#### Supplied records ####

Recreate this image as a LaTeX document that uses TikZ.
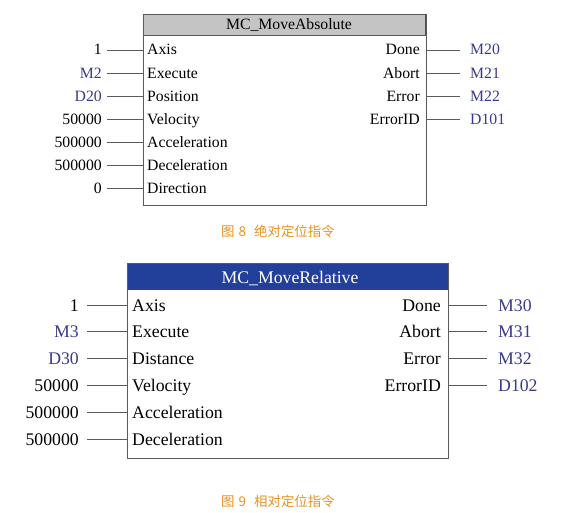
\documentclass[tikz,border=0pt]{standalone}
\usepackage{fontspec}
\setmainfont{Liberation Serif}
\newfontfamily\cjk{Noto Sans CJK SC}
\definecolor{valblue}{HTML}{3A3A8A}
\definecolor{wiregray}{HTML}{5A5A5A}
\definecolor{hdrgray}{HTML}{C4C4C4}
\definecolor{hdrblue}{HTML}{22409A}
\definecolor{capor}{HTML}{E8931E}
\begin{document}
\begin{tikzpicture}[x=1bp,y=-1bp,
  fbox/.style={draw=wiregray, line width=0.9bp, anchor=north west, inner sep=0pt},
  lblA/.style={inner sep=0pt, font=\fontsize{15.8}{15.8}\selectfont},
  lblB/.style={inner sep=0pt, font=\fontsize{17.8}{17.8}\selectfont},
  vb/.style={text=valblue},
  wire/.style={draw=wiregray, line width=0.8bp},
  figcap/.style={inner sep=0pt, text=capor, font=\cjk\fontsize{13.5}{13.5}\selectfont}
]
\useasboundingbox (0,0) rectangle (563,513);
\fill[white] (0,0) rectangle (563,513);

% ---------- Box 1 ----------
\node[fbox, minimum width=283bp, minimum height=191bp] (box1) at (143,14) {};
\coordinate (h1) at (426,35);
\fill[hdrgray] (box1.north west) rectangle (h1);
\draw[wiregray, line width=0.9bp] (box1.north west) rectangle (box1.south east);
\draw[wiregray, line width=0.8bp] (143,35) -- (h1);
\draw[black!70, line width=1.6bp] (425.5,14) -- (425.5,35);
\node[lblA, anchor=base] (t1) at (289,30) {MC\_MoveAbsolute};

% inputs
\foreach \i/\v/\p/\c in {0/1/Axis/black, 1/M2/Execute/valblue, 2/D20/Position/valblue, 3/50000/Velocity/black, 4/500000/Acceleration/black, 5/500000/Deceleration/black, 6/0/Direction/black}{
  \node[lblA, anchor=base east, text=\c] (ai\i) at (102,{55+23.1*\i}) {\v};
  \node[lblA, anchor=base west] (pi\i) at (147,{55+23.1*\i}) {\p};
  \draw[wire] ([xshift=5bp,yshift=5bp]ai\i.base east) -- ([yshift=5bp]box1.west |- pi\i.base);
}
% outputs
\foreach \i/\p/\v in {0/Done/M20, 1/Abort/M21, 2/Error/M22, 3/ErrorID/D101}{
  \node[lblA, anchor=base east] (po\i) at (420,{55+23.1*\i}) {\p};
  \node[lblA, anchor=base west, vb] (ao\i) at (470,{55+23.1*\i}) {\v};
  \draw[wire] ([yshift=5bp]box1.east |- po\i.base) -- ([xshift=-10bp,yshift=5bp]ao\i.base west);
}
\node[figcap] (c1) at (278,231) {图\hspace{4bp}8\hspace{8bp}绝对定位指令};

% ---------- Box 2 ----------
\node[fbox, minimum width=321bp, minimum height=195bp] (box2) at (127,263) {};
\coordinate (h2) at (448,290);
\fill[hdrblue] (box2.north west) rectangle (h2);
\draw[wiregray, line width=0.9bp] (box2.north west) rectangle (box2.south east);
\node[lblB, anchor=base, text=white] (t2) at (290,283) {MC\_MoveRelative};

\foreach \i/\v/\p/\c in {0/1/Axis/black, 1/M3/Execute/valblue, 2/D30/Distance/valblue, 3/50000/Velocity/black, 4/500000/Acceleration/black, 5/500000/Deceleration/black}{
  \node[lblB, anchor=base east, text=\c] (bi\i) at (79,{311+26.8*\i}) {\v};
  \node[lblB, anchor=base west] (qi\i) at (132,{311+26.8*\i}) {\p};
  \draw[wire] ([xshift=8bp,yshift=6bp]bi\i.base east) -- ([yshift=6bp]box2.west |- qi\i.base);
}
\foreach \i/\p/\v in {0/Done/M30, 1/Abort/M31, 2/Error/M32, 3/ErrorID/D102}{
  \node[lblB, anchor=base east] (qo\i) at (441,{311+26.8*\i}) {\p};
  \node[lblB, anchor=base west, vb] (bo\i) at (498,{311+26.8*\i}) {\v};
  \draw[wire] ([yshift=6bp]box2.east |- qo\i.base) -- ([xshift=-11bp,yshift=6bp]bo\i.base west);
}
\node[figcap] (c2) at (278,501) {图\hspace{4bp}9\hspace{8bp}相对定位指令};
\end{tikzpicture}
\end{document}
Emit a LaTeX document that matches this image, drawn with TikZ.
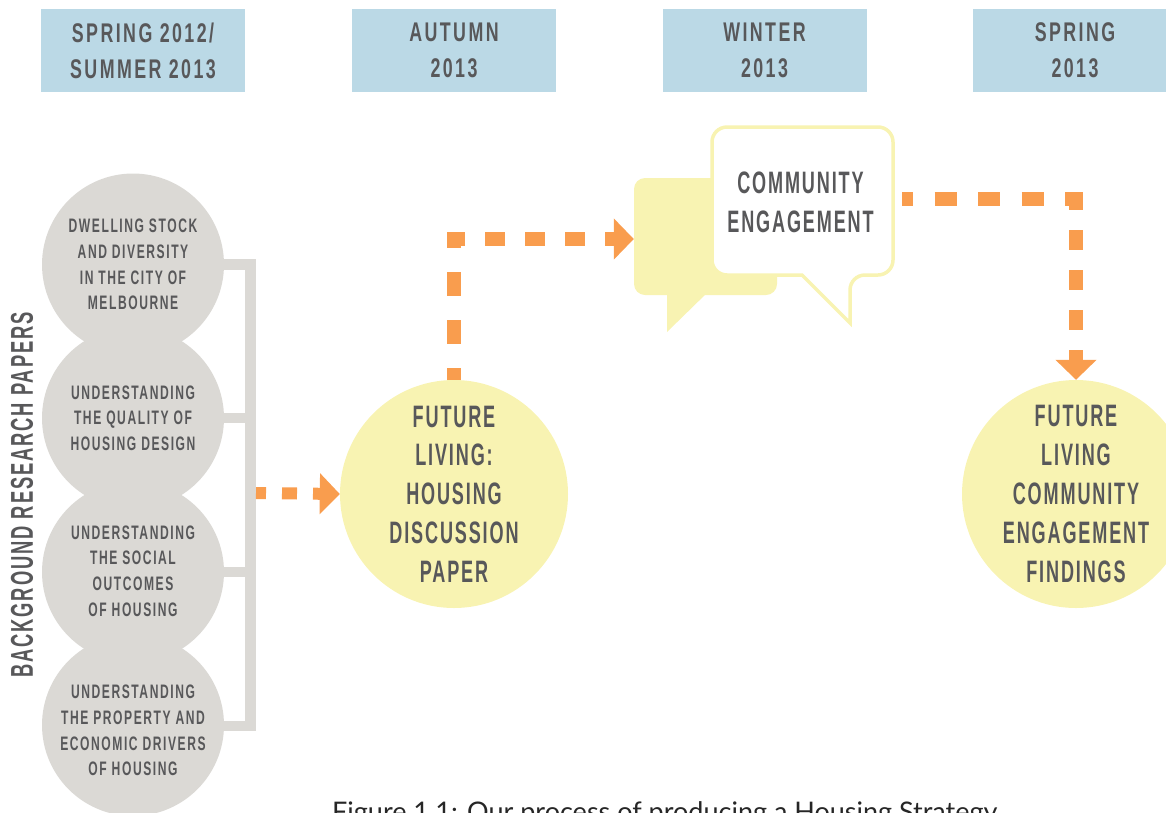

####

▶ **What is asked**: Looking at the data above, show all lines where the word "that" occurs.

▶ **Full response**:
Recreate this image as a LaTeX document that uses TikZ.
Emit a LaTeX document that matches this image, drawn with TikZ.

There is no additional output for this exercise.